┌────────
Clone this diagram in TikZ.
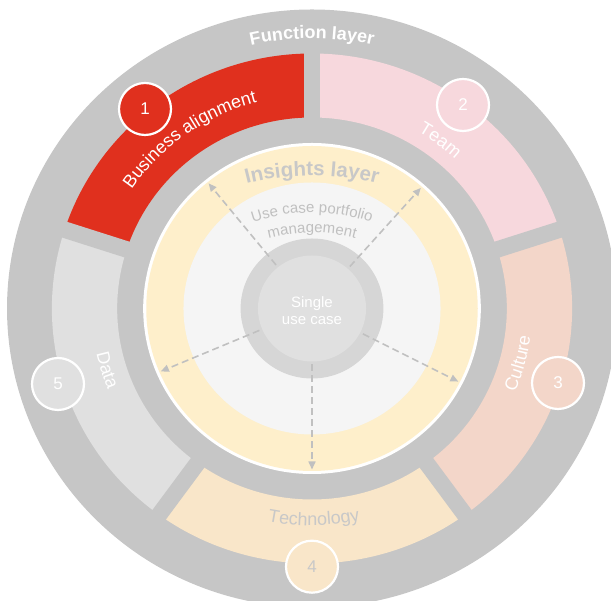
\documentclass[tikz,border=0pt]{standalone}
\usepackage{fontspec}
\setmainfont{Liberation Sans}
\usetikzlibrary{arrows.meta,decorations.text}

\definecolor{ringgray}{HTML}{C6C6C6}
\definecolor{bizred}{HTML}{E0301E}
\definecolor{teampink}{HTML}{F7D8DD}
\definecolor{culturepeach}{HTML}{F3D6C9}
\definecolor{techtan}{HTML}{F9E6C9}
\definecolor{datagray}{HTML}{E0E0E0}
\definecolor{insightyellow}{HTML}{FEEFCB}
\definecolor{portfoliogray}{HTML}{F5F5F5}
\definecolor{corering}{HTML}{D6D6D6}
\definecolor{corefill}{HTML}{E0E0E0}
\definecolor{arrowgray}{HTML}{C0C0C0}
\definecolor{labelgray}{HTML}{C8C8C8}

% annular sector of the function layer: colour, start angle, end angle
\newcommand\ringsector[3]{%
  \fill[#1] (#2:191) arc[start angle=#2,end angle=#3,radius=191]
    -- (#3:255) arc[start angle=#3,end angle=#2,radius=255] -- cycle;}
% curved label: colour, font size, start angle, end angle, radius, text
\newcommand\arclabel[6]{%
  \path[decorate,decoration={text along path,text align=center,text color=#1,
    text={|\fontsize{#2}{#2}\selectfont|#6}}]
    (#3:#5) arc[start angle=#3,end angle=#4,radius=#5];}

\tikzset{
  numbadge/.style={circle,draw=white,line width=2.2pt,minimum size=52pt,
    inner sep=0pt,font=\fontsize{17}{17}\selectfont,text=white},
  flow/.style={arrowgray,line width=1.6pt,dash pattern=on 7pt off 4pt,
    -{Triangle[length=8pt,width=7pt]}},
  gapline/.style={ringgray,line width=16.5pt}
}

\begin{document}
\begin{tikzpicture}[x=1pt,y=1pt]
\useasboundingbox (0,0) rectangle (611,601);
\clip (0,0) rectangle (611,601);

\begin{scope}[shift={(312,292.5)},xscale=1.02]
  % function layer disc
  \fill[ringgray] (0,0) circle (299);
  \ringsector{bizred}{90}{162}
  \ringsector{teampink}{18}{90}
  \ringsector{culturepeach}{-54}{18}
  \ringsector{techtan}{-126}{-54}
  \ringsector{datagray}{162}{234}
  \foreach \g in {90,18,-54,-126,162}
    \draw[gapline] (\g:183) -- (\g:263);

  % insights layer
  \fill[white] (0,0) circle (165.5);
  \fill[insightyellow] (0,0) circle (162.5);
  \fill[portfoliogray] (0,0) circle (126);
  \fill[corering] (0,0) circle (70);
  \fill[corefill] (0,0) circle (53);

  % arrows from the single use case out to the insights layer
  \foreach \n/\a in {1/129,2/48.5,3/-27,4/-90,5/203}{
    \coordinate (s\n) at (\a:56);
    \coordinate (e\n) at (\a:161);
    \draw[flow] (s\n) -- (e\n);
  }

  % layer titles
  \path[decorate,decoration={text along path,text align=center,text color=white,
    text={|\fontsize{18}{18}\selectfont\bfseries|Function layer}}]
    (115:270) arc[start angle=115,end angle=65,radius=270];
  \path[decorate,decoration={text along path,text align=center,text color=labelgray,
    text={|\fontsize{20.5}{20.5}\selectfont\bfseries|Insights layer}}]
    ([shift={(0,-117)}]120:250) arc[start angle=120,end angle=60,radius=250];
  \path[decorate,decoration={text along path,text align=center,text color=arrowgray,
    text={|\fontsize{15}{15}\selectfont|Use case portfolio}}]
    ([shift={(0,-84.2)}]125:180) arc[start angle=125,end angle=55,radius=180];
  \path[decorate,decoration={text along path,text align=center,text color=arrowgray,
    text={|\fontsize{15}{15}\selectfont|management}}]
    ([shift={(0,-84.2)}]125:160) arc[start angle=125,end angle=55,radius=160];

  % function labels
  \arclabel{white}{18}{161.5}{89.5}{213}{Business alignment}
  \arclabel{white}{18}{89}{17}{205}{Team}
  \arclabel{white}{18}{-51}{21}{216}{Culture}
  \arclabel{labelgray}{18}{-125.5}{-53.5}{217}{Technology}
  \arclabel{white}{18}{161}{233}{216}{Data}
\end{scope}

\node[font=\fontsize{15}{17}\selectfont,text=white,align=center] (core) at (312,290) {Single\\use case};

\node[numbadge,fill=bizred] (n1) at (145,492) {1};
\node[numbadge,fill=teampink] (n2) at (463,496) {2};
\node[numbadge,fill=culturepeach] (n3) at (558,218) {3};
\node[numbadge,fill=techtan,text=labelgray] (n4) at (312,34.3) {4};
\node[numbadge,fill=datagray] (n5) at (58,217) {5};
\end{tikzpicture}
\end{document}
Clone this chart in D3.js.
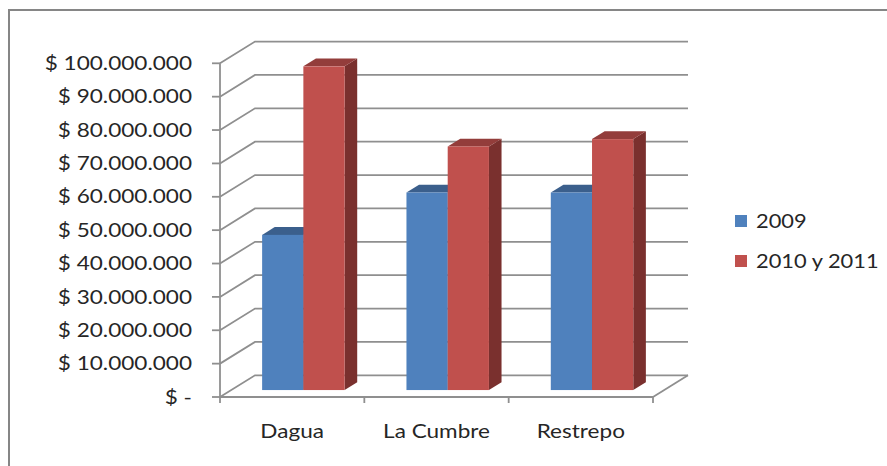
<!DOCTYPE html>
<html>
<head>
<meta charset="utf-8">
<script src="https://cdn.jsdelivr.net/npm/d3@7"></script>
<style>
  html, body { margin: 0; padding: 0; background: #fff; }
  svg { display: block; }
  text { font-family: Lato, "Open Sans", sans-serif; fill: #262626; }
</style>
</head>
<body>
<svg id="chart" width="887" height="466"></svg>
<script>
const categories = ["Dagua", "La Cumbre", "Restrepo"];
const series = ["2009", "2010 y 2011"];
const values2009 = [46.5e6, 59.2e6, 59.2e6];
const values2010y2011 = [97.0e6, 73.0e6, 75.2e6];
const yTickValues = [0, 10e6, 20e6, 30e6, 40e6, 50e6, 60e6, 70e6, 80e6, 90e6, 100e6];
const yTickLabels = ["$ -", "$ 10.000.000", "$ 20.000.000", "$ 30.000.000", "$ 40.000.000",
  "$ 50.000.000", "$ 60.000.000", "$ 70.000.000", "$ 80.000.000", "$ 90.000.000", "$ 100.000.000"];

const colors = {
  "2009": { front: "#4F81BD", top: "#3B5F8C", side: "#2F4D72" },
  "2010 y 2011": { front: "#C0504D", top: "#933D3B", side: "#7A302E" }
};

const svg = d3.select("#chart");
const W = 887, H = 466;
const TX = 1.22;  // horizontal text stretch (axes)
const TXL = 1.18; // horizontal text stretch (legend)

// plot geometry
const DX = 35, DY = -21.7;   // depth offset of back wall
const F0 = 0.32, F1 = 0.68;  // bar depth range

const x = d3.scaleBand().domain(categories).range([220, 653]).paddingInner(0).paddingOuter(0);
const xs = d3.scaleBand().domain(series).range([0, x.bandwidth()]).paddingInner(0).paddingOuter(0.75);
const y = d3.scaleLinear().domain([0, 100e6]).range([397, 63.3]);
const P = (px, py, f) => [px + DX * f, py + DY * f];
const line = d3.line();

// outer border
svg.append("rect").attr("x", 9).attr("y", 10).attr("width", W).attr("height", H)
  .attr("fill", "#fff").attr("stroke", "#868686").attr("stroke-width", 2);

const grid = svg.append("g").attr("fill", "none").attr("stroke", "#8f8f8f").attr("stroke-width", 1.8);
const [xL, xR] = x.range();

// gridlines on side and back walls
yTickValues.forEach(t => {
  grid.append("path").attr("d", line([P(xL, y(t), 0), P(xL, y(t), 1), P(xR, y(t), 1)]));
});
// floor right edge and front baseline
grid.append("path").attr("d", line([P(xR, y(0), 0), P(xR, y(0), 1)]));
grid.append("path").attr("d", line([[xL, y(0)], [xR, y(0)]]));
// vertical axis
grid.append("path").attr("d", line([[xL, y(100e6)], [xL, y(0)]]));
// y ticks
yTickValues.forEach(t => {
  grid.append("path").attr("d", line([[xL - 8, y(t)], [xL, y(t)]]));
});
// category ticks
const catEdges = categories.map(c => x(c)).concat([xR]);
catEdges.forEach(cx => {
  grid.append("path").attr("d", line([[cx, y(0)], [cx, y(0) + 6]]));
});

// bars
const data = [];
categories.forEach((c, i) => {
  data.push({ cat: c, ser: "2009", val: values2009[i] });
  data.push({ cat: c, ser: "2010 y 2011", val: values2010y2011[i] });
});
const bars = svg.append("g");
data.forEach(d => {
  const xl = x(d.cat) + xs(d.ser), xr = xl + xs.bandwidth();
  const yt = y(d.val), yb = y(0);
  const col = colors[d.ser];
  const g = bars.append("g");
  g.append("path").attr("fill", col.side)
    .attr("d", line([P(xr, yt, F0), P(xr, yb, F0), P(xr, yb, F1), P(xr, yt, F1)]) + "Z");
  g.append("path").attr("fill", col.top)
    .attr("d", line([P(xl, yt, F0), P(xr, yt, F0), P(xr, yt, F1), P(xl, yt, F1)]) + "Z");
  const [fx, fy] = P(xl, yt, F0);
  const [, fyb] = P(xl, yb, F0);
  g.append("rect").attr("x", fx).attr("y", fy).attr("width", xr - xl).attr("height", fyb - fy)
    .attr("fill", col.front);
});

// y-axis labels
yTickValues.forEach((t, i) => {
  svg.append("g").attr("transform", `translate(192,${y(t)}) scale(${TX},1)`)
    .append("text").attr("text-anchor", "end").attr("dy", "0.36em")
    .attr("font-size", 18.5).text(yTickLabels[i]);
});

// category labels
categories.forEach(c => {
  svg.append("g").attr("transform", `translate(${x(c) + x.bandwidth() / 2},431) scale(${TX},1)`)
    .append("text").attr("text-anchor", "middle").attr("dy", "0.36em")
    .attr("font-size", 18.5).text(c);
});

// legend
const legY = [221, 261];
series.forEach((s, i) => {
  svg.append("rect").attr("x", 735).attr("y", legY[i] - 6).attr("width", 12).attr("height", 12)
    .attr("fill", colors[s].front);
  svg.append("g").attr("transform", `translate(756,${legY[i]}) scale(${TXL},1)`)
    .append("text").attr("dy", "0.36em").attr("font-size", 18.5).text(s);
});
</script>
</body>
</html>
└────────
== Your goal ==
Your task is to return the lines above, from the first one up to and including the line containing "(\g:183) -- (\g:263);", minus any pictures.

== Task answer ==
Clone this diagram in TikZ.
\documentclass[tikz,border=0pt]{standalone}
\usepackage{fontspec}
\setmainfont{Liberation Sans}
\usetikzlibrary{arrows.meta,decorations.text}

\definecolor{ringgray}{HTML}{C6C6C6}
\definecolor{bizred}{HTML}{E0301E}
\definecolor{teampink}{HTML}{F7D8DD}
\definecolor{culturepeach}{HTML}{F3D6C9}
\definecolor{techtan}{HTML}{F9E6C9}
\definecolor{datagray}{HTML}{E0E0E0}
\definecolor{insightyellow}{HTML}{FEEFCB}
\definecolor{portfoliogray}{HTML}{F5F5F5}
\definecolor{corering}{HTML}{D6D6D6}
\definecolor{corefill}{HTML}{E0E0E0}
\definecolor{arrowgray}{HTML}{C0C0C0}
\definecolor{labelgray}{HTML}{C8C8C8}

% annular sector of the function layer: colour, start angle, end angle
\newcommand\ringsector[3]{%
  \fill[#1] (#2:191) arc[start angle=#2,end angle=#3,radius=191]
    -- (#3:255) arc[start angle=#3,end angle=#2,radius=255] -- cycle;}
% curved label: colour, font size, start angle, end angle, radius, text
\newcommand\arclabel[6]{%
  \path[decorate,decoration={text along path,text align=center,text color=#1,
    text={|\fontsize{#2}{#2}\selectfont|#6}}]
    (#3:#5) arc[start angle=#3,end angle=#4,radius=#5];}

\tikzset{
  numbadge/.style={circle,draw=white,line width=2.2pt,minimum size=52pt,
    inner sep=0pt,font=\fontsize{17}{17}\selectfont,text=white},
  flow/.style={arrowgray,line width=1.6pt,dash pattern=on 7pt off 4pt,
    -{Triangle[length=8pt,width=7pt]}},
  gapline/.style={ringgray,line width=16.5pt}
}

\begin{document}
\begin{tikzpicture}[x=1pt,y=1pt]
\useasboundingbox (0,0) rectangle (611,601);
\clip (0,0) rectangle (611,601);

\begin{scope}[shift={(312,292.5)},xscale=1.02]
  % function layer disc
  \fill[ringgray] (0,0) circle (299);
  \ringsector{bizred}{90}{162}
  \ringsector{teampink}{18}{90}
  \ringsector{culturepeach}{-54}{18}
  \ringsector{techtan}{-126}{-54}
  \ringsector{datagray}{162}{234}
  \foreach \g in {90,18,-54,-126,162}
    \draw[gapline] (\g:183) -- (\g:263);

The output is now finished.